Notes |
- On the first day after Christmas, 1844, a double wedding ceremony was held at the recently founded Amaziah church uniting two of the daughters of John and Rachel Boatner with two McCauley cousins from the Bethlehem community in Marshall Co. Elijah McCauley was the one who stood with Mary Boatner. He was born in 1823 in Franklin Co Miss., orphaned as a youth when paraents John and Mary McCauley, NC natives, died, and had then joined his uncle Samuel McCauley in Marshall Co. John Boatner eventually gave his son-in-law 200 acres to farm and live on immediately north of his own home. Elijah McCauley served 2 1/2 years as a corporal with the 7th Miss. Cav. til the regiment was surrenderd near Mobile in May 18??. Descendents recall that he and his wife raised their children according to the most rigid fundamentalist principles. In 1874, at 51, he finally "went public" with his reverence, being then ordained a Methodist minister. Early in 1880 they were induced by their son to give up their beloved but unrewarding land and join him in Ft Smith, Arkansas.

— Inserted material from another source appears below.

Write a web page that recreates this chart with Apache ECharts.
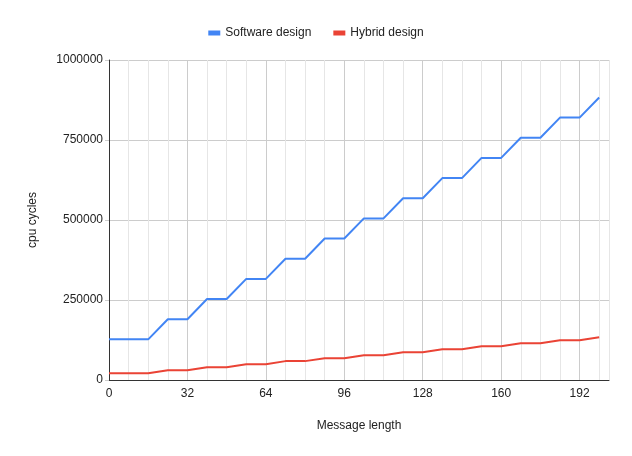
<!DOCTYPE html>
<html>
<head>
<meta charset="utf-8">
<script src="https://cdn.jsdelivr.net/npm/echarts@6/dist/echarts.min.js"></script>
<style>
html,body{margin:0;padding:0;background:#fff;}
#chart{width:632px;height:456px;}
</style>
</head>
<body>
<div id="chart"></div>
<script>
const messageLength = [0, 8, 16, 24, 32, 40, 48, 56, 64, 72, 80, 88, 96, 104, 112, 120, 128, 136, 144, 152, 160, 168, 176, 184, 192, 200];
const softwareDesign = [127000, 127000, 127000, 190000, 190000, 253000, 253000, 316000, 316000, 379000, 379000, 442000, 442000, 505000, 505000, 568000, 568000, 631000, 631000, 694000, 694000, 757000, 757000, 820000, 820000, 883000];
const hybridDesign = [21000, 21000, 21000, 30500, 30500, 40000, 40000, 49500, 49500, 59000, 59000, 68000, 68000, 77500, 77500, 87000, 87000, 96000, 96000, 105500, 105500, 115000, 115000, 124000, 124000, 133500];
const yTicks = [0, 250000, 500000, 750000, 1000000];
const seriesNames = ['Software design', 'Hybrid design'];

const chart = echarts.init(document.getElementById('chart'), null, {renderer: 'canvas'});
const font = 'Liberation Sans, Arial, sans-serif';
chart.setOption({
  animation: false,
  textStyle: {fontFamily: font},
  color: ['#4285F4', '#EA4335'],
  legend: {
    top: 22,
    left: 'center',
    itemWidth: 12,
    itemHeight: 5,
    itemGap: 22,
    icon: 'rect',
    textStyle: {fontFamily: font, fontSize: 12, color: '#222'},
    data: seriesNames
  },
  grid: {left: 109, right: 23, top: 60, bottom: 76, containLabel: false},
  xAxis: {
    type: 'value',
    min: 0,
    max: 204,
    interval: 8,
    name: 'Message length',
    nameLocation: 'middle',
    nameGap: 40,
    nameTextStyle: {fontFamily: font, fontSize: 12, color: '#222'},
    axisLine: {show: true, lineStyle: {color: '#333', width: 1}},
    axisTick: {show: false},
    axisLabel: {
      fontFamily: font, fontSize: 12, color: '#222', margin: 8,
      showMaxLabel: false,
      formatter: v => (v % 32 === 0 ? String(v) : '')
    },
    splitLine: {show: true, lineStyle: {color: ['#cccccc', '#e6e6e6', '#e6e6e6', '#e6e6e6'], width: 1}}
  },
  yAxis: {
    type: 'value',
    min: yTicks[0],
    max: yTicks[yTicks.length - 1],
    interval: yTicks[1] - yTicks[0],
    name: 'cpu cycles',
    nameLocation: 'middle',
    nameGap: 70,
    nameTextStyle: {fontFamily: font, fontSize: 12, color: '#222'},
    axisLine: {show: true, lineStyle: {color: '#333', width: 1}},
    axisTick: {show: true, length: 4, lineStyle: {color: '#cccccc'}},
    axisLabel: {fontFamily: font, fontSize: 12, color: '#222', margin: 6, formatter: v => String(v)},
    splitLine: {show: true, lineStyle: {color: '#cccccc', width: 1}}
  },
  series: [
    {
      name: seriesNames[0],
      type: 'line',
      symbol: 'none',
      lineStyle: {width: 2},
      data: messageLength.map((x, i) => [x, softwareDesign[i]])
    },
    {
      name: seriesNames[1],
      type: 'line',
      symbol: 'none',
      lineStyle: {width: 2},
      data: messageLength.map((x, i) => [x, hybridDesign[i]])
    }
  ]
});
</script>
</body>
</html>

From then until 1895 they assisted him with his grocery and orchardist pursuit there, then moved with him and their surviving daughter to a small acreage and grocery at Morrilton, Arkansas. Elijah McCauley died there on his 54th wedding anniversary and Mary Ann was buried beside him in Elmwood Cemetery, Morrilton, in 1903" per the family group sheet sent by Leigh Dillard
They had three babies that died young.